En effet, il ressort du premier considérant de la directive 91/439 que le principe général de reconnaissance mutuelle des permis de conduire délivrés par les États membres, énoncé à l’article 1er, paragraphe 2, de cette directive, a été établi notamment en vue de faciliter la circulation des personnes qui s’établissent dans un État membre autre que celui dans lequel elles ont passé un examen de conduite. Or, selon la Cour, "ledit article 1er, paragraphe 2, prévoit la reconnaissance mutuelle, sans aucune formalité, des permis de conduire délivrés par les États membres. Cette disposition impose aux États membres une obligation claire et précise, qui ne laisse aucune marge d’appréciation quant aux mesures à adopter pour s’y conformer" (point 47 et jurisprudence citée).
Bref, l'exigence d'un rapport d'expertise préalable à la reconnaissance d'un permis issu d'un autre pays européen est contraire à la directive.
Si l'Etat membre de reconnaissance doute que le titulaire d'un permis issu d'un autre pays membre remplissait bioen les conditions, à la date de la délivrance du permis, d'obtention de celui-ci, il ne lui appartient pas plus de refuser la reconnaissance dudit permis. Il "lui incombe d’en faire part à celui-ci dans le cadre de l’assistance mutuelle et de l’échange d’informations institués à l’article 12, paragraphe 3, de la directive 91/439. Au cas où l’État membre de délivrance ne prendrait pas les mesures appropriées, l’État membre d’accueil peut engager à l’encontre de ce dernier une procédure en application de l’article 227 CE, visant à faire constater par la Cour un manquement aux obligations découlant de la directive 91/439" (point 57).

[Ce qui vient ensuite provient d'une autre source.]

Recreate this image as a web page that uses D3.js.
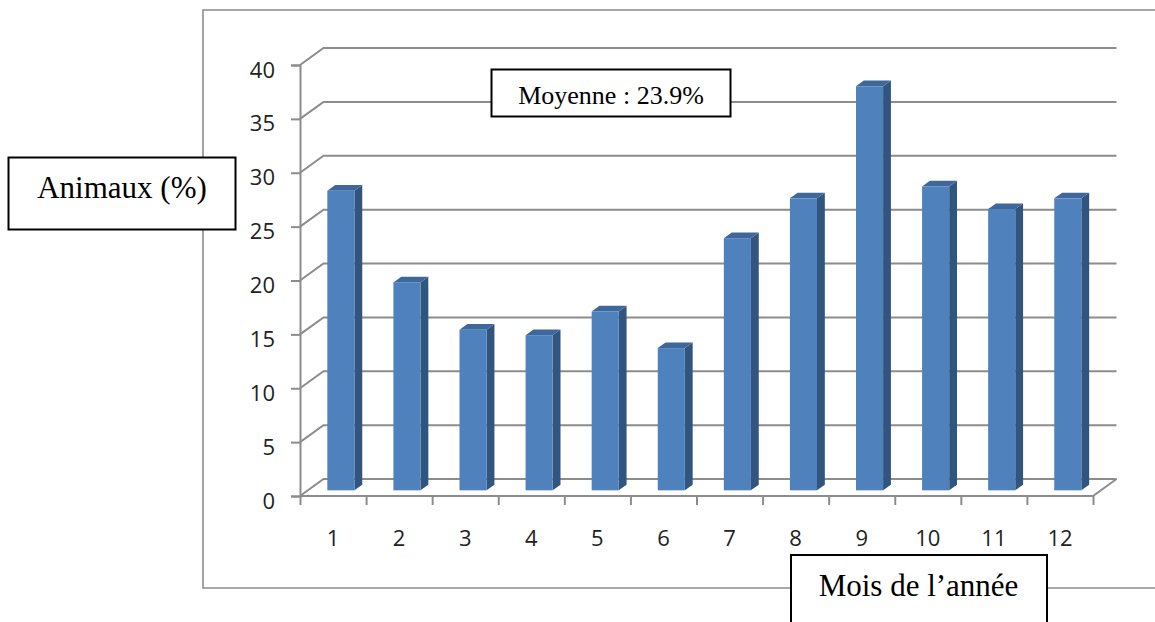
<!DOCTYPE html>
<html>
<head>
<meta charset="utf-8">
<script src="https://cdn.jsdelivr.net/npm/d3@7"></script>
<style>
  html, body { margin: 0; padding: 0; background: #fff; }
  svg { display: block; }
</style>
</head>
<body>
<svg id="chart" width="1155" height="622"></svg>
<script>
// Monthly share of animals (%)
const months = ["1", "2", "3", "4", "5", "6", "7", "8", "9", "10", "11", "12"];
const values = [27.8, 19.3, 14.9, 14.4, 16.6, 13.2, 23.4, 27.1, 37.5, 28.2, 26.1, 27.1];
const yTicks = [0, 5, 10, 15, 20, 25, 30, 35, 40];
const meanLabel = "Moyenne : 23.9%";
const yTitle = "Animaux (%)";
const xTitle = "Mois de l’année";

const svg = d3.select("#chart");

// Plot area (front plane) and 3-D depth of the floor/walls
const left = 300, right = 1093, floorY = 496, topY = 65;
const depthX = 23.5, depthY = -17;

const x = d3.scaleBand().domain(months).range([left, right]).padding(0);
const xEdges = d3.scaleLinear().domain([0, months.length]).range([left, right]);
const y = d3.scaleLinear().domain([0, 40]).range([floorY, topY]);

// point on a plane at depth fraction d (0 = front, 1 = back wall)
const px = (xv, d) => xv + d * depthX;
const py = (v, d) => y(v) + d * depthY;

const gridColor = "#8c8c8c";
const frameColor = "#8c8c8c";
const tickFont = "'Open Sans', Lato, sans-serif";

// Outer chart frame
svg.append("path")
  .attr("d", `M1160,10 H203 V588 H1160`)
  .attr("fill", "none").attr("stroke", frameColor).attr("stroke-width", 1.6);

// Back-wall gridlines with their left-wall diagonals
const grid = svg.append("g").attr("fill", "none").attr("stroke", gridColor).attr("stroke-width", 2);
yTicks.forEach(v => {
  grid.append("path")
    .attr("d", `M${px(left, 0)},${py(v, 0)} L${px(left, 1)},${py(v, 1)} H${px(right, 1)}`);
});
// Floor: front edge and right diagonal
grid.append("path")
  .attr("d", `M${px(left, 0)},${py(0, 0)} H${px(right, 0)} L${px(right, 1)},${py(0, 1)}`);

// Vertical axis (front-left edge) with ticks and labels
const yAxis = d3.axisLeft(y).tickValues(yTicks).tickSize(9).tickPadding(16).tickFormat(d3.format("d"));
const gy = svg.append("g").attr("transform", `translate(${left},0)`).call(yAxis);
gy.select(".domain").attr("stroke", gridColor).attr("stroke-width", 2);
gy.selectAll(".tick line").attr("stroke", gridColor).attr("stroke-width", 2);
gy.selectAll(".tick text")
  .attr("font-family", tickFont).attr("font-size", 22)
  .attr("fill", "#222").attr("dy", "0.55em");

// Category separators under the floor
const xTickAxis = d3.axisBottom(xEdges).tickValues(d3.range(months.length + 1)).tickSize(9).tickFormat("");
const gxt = svg.append("g").attr("transform", `translate(0,${floorY})`).call(xTickAxis);
gxt.select(".domain").remove();
gxt.selectAll(".tick line").attr("stroke", gridColor).attr("stroke-width", 2);

// Month labels
const xAxis = d3.axisBottom(x).tickSize(0).tickPadding(34);
const gx = svg.append("g").attr("transform", `translate(0,${floorY})`).call(xAxis);
gx.select(".domain").remove();
gx.selectAll(".tick text")
  .attr("font-family", tickFont).attr("font-size", 22)
  .attr("fill", "#222");

// 3-D bars: front face, top and right side
const barW = x.bandwidth() * 0.41;
const dFront = 1 / 3, dBack = 2 / 3;
const bars = svg.append("g").selectAll("g").data(values).join("g");

bars.each(function (v, i) {
  const g = d3.select(this);
  const cx = x(months[i]) + x.bandwidth() / 2;
  const x0 = px(cx - barW / 2, dFront), x1 = px(cx + barW / 2, dFront);
  const bx0 = px(cx - barW / 2, dBack), bx1 = px(cx + barW / 2, dBack);
  const yTopF = py(v, dFront), yBotF = py(0, dFront);
  const yTopB = py(v, dBack), yBotB = py(0, dBack);
  // right side
  g.append("path")
    .attr("d", `M${x1},${yTopF} L${bx1},${yTopB} L${bx1},${yBotB} L${x1},${yBotF} Z`)
    .attr("fill", "#32557f");
  // top
  g.append("path")
    .attr("d", `M${x0},${yTopF} L${bx0},${yTopB} L${bx1},${yTopB} L${x1},${yTopF} Z`)
    .attr("fill", "#3e689b");
  // front
  g.append("rect")
    .attr("x", x0).attr("y", yTopF).attr("width", x1 - x0).attr("height", yBotF - yTopF)
    .attr("fill", "#4f81bd");
});

// Text boxes
function textBox(bx, by, bw, bh, label, fontSize, tx, ty) {
  svg.append("rect")
    .attr("x", bx).attr("y", by).attr("width", bw).attr("height", bh)
    .attr("fill", "#fff").attr("stroke", "#000").attr("stroke-width", 2);
  svg.append("text")
    .attr("x", tx).attr("y", ty).attr("text-anchor", "middle")
    .attr("font-family", "'Liberation Serif', 'Times New Roman', serif")
    .attr("font-size", fontSize).attr("fill", "#000")
    .text(label);
}

textBox(491.5, 69.5, 239, 47, meanLabel, 26, 611, 104);
textBox(8.5, 157.5, 227, 72, yTitle, 31, 122, 198);
textBox(791, 555, 256, 80, xTitle, 31, 918.5, 596);
</script>
</body>
</html>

On fera un parallèle avec la jurisprudence récente sur la directive 96/71 (une marotte personnelle): un système de coordination étant prévu par la directive, il n'appartient pas à suppléer à celui-ci via des mesures nationales, quand bien même la procédure de coopération prévue est inefficace.
La situation serait bien entendu différente en cas de comportements illicites postérieurs à la délivrance du nouveau permis. Dans un tel cas, l'Allemagne serait fondée à suspendre le permis tchèque si, par exemple, les personnes en cause étaient recontrôlées en état d'ivresse sur les routes allemandes. Mais ici, la suspension avait lieu pour des causes antérieures à la délivrance dudit permis. La situation serait également différente si le spersonnes se trouvaient toujours dans la période d'interdiction de permis. En effet, après la constation de l'infraction, outre le retrait de permis, celui-ci ne peut plus être obtenu pendant une certaine période. Ainsi, dans le cas de M. Zecher, le retrait avait eu lieu en 2002 et un nouveau permis ne pouvait être obtenu qu''à partir de 2004. Hélas pour l'Allemagne, les conducteurs ont obtenu en nouveau permis tchèque après cette période.

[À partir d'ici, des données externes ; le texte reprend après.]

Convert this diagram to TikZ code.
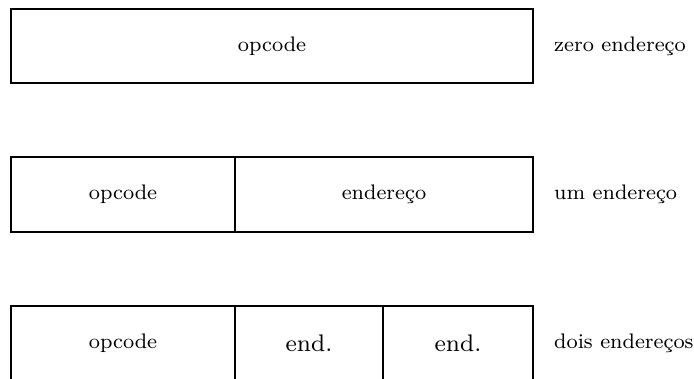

Toutefois, afin d'éviter les conséquences fâcheuses d'une telle jurisprudence qui rendrait de fait la lutte contre l'alcoolisme au volant en allemagne pratiquement inopérante, la Cour va tempérer cette double constatation afin d'éviter que ne se mette en place un "tourisme du permis de conduire".
En effet, les personnes en cause n'étaient pas des résidents tchèques mais des résidents allemands. Leur permis tchèque indique d'ailleurs bien qu'ils sont résidents allemands. Or, "il ressort du quatrième considérant de cette directive que parmi les conditions instaurées pour assurer la sécurité routière figurent celles énoncées à l’article 7, paragraphe 1, sous a) et b), de ladite directive, qui subordonne la délivrance d’un permis de conduire à des exigences relatives, respectivement, à l’aptitude à la conduite et à la résidence" (point 65).

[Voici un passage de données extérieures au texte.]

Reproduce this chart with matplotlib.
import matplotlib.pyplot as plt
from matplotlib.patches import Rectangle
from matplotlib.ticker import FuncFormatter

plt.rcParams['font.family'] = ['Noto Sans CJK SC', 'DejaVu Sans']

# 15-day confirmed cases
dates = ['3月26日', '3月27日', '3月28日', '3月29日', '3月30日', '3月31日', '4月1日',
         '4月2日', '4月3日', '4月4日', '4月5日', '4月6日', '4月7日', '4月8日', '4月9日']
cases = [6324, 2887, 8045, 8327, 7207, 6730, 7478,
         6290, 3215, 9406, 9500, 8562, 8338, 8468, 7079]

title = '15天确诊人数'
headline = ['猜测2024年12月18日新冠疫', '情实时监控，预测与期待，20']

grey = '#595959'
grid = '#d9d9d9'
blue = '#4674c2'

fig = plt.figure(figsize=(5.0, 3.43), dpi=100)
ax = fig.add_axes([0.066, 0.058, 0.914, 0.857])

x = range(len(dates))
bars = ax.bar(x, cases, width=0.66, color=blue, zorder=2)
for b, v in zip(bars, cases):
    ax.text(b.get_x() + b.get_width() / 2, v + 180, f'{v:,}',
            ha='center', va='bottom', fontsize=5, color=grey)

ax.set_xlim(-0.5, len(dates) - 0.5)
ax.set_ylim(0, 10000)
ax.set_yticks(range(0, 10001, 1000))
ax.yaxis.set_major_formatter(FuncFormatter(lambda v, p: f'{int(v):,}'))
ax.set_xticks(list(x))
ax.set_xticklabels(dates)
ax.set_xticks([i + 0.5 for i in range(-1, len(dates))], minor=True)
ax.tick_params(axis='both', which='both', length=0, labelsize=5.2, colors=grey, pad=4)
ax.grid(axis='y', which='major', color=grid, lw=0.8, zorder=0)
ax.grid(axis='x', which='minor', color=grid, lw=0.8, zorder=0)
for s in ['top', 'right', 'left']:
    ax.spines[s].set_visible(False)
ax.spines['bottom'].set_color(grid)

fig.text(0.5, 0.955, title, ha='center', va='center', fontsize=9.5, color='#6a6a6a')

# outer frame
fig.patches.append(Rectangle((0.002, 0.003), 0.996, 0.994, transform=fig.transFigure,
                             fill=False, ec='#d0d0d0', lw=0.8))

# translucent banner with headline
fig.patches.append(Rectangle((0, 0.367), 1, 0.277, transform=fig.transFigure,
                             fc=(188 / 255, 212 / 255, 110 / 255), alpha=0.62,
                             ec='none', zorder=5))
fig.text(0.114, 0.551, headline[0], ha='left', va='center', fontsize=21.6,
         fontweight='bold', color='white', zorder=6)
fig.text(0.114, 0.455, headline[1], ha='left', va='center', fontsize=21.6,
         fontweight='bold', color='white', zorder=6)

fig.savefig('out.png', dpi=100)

Dans un tel, s'il est possible d'établir "non pas en fonction d’informations émanant de l’État membre d’accueil, mais sur la base de mentions figurant sur le permis de conduire lui-même ou d’autres informations incontestables provenant de l’État membre de délivrance, que la condition de résidence imposée à l’article 7, paragraphe 1, sous b), de la directive 91/439 n’était pas remplie lors de la délivrance de ce permis, l’État membre d’accueil, sur le territoire duquel le titulaire dudit permis a fait l’objet d’une mesure de retrait d’un permis de conduire antérieur, peut refuser de reconnaître le droit de conduire résultant du permis de conduire ultérieurement délivré par un autre État membre en dehors de toute période d’interdiction de solliciter un nouveau permis".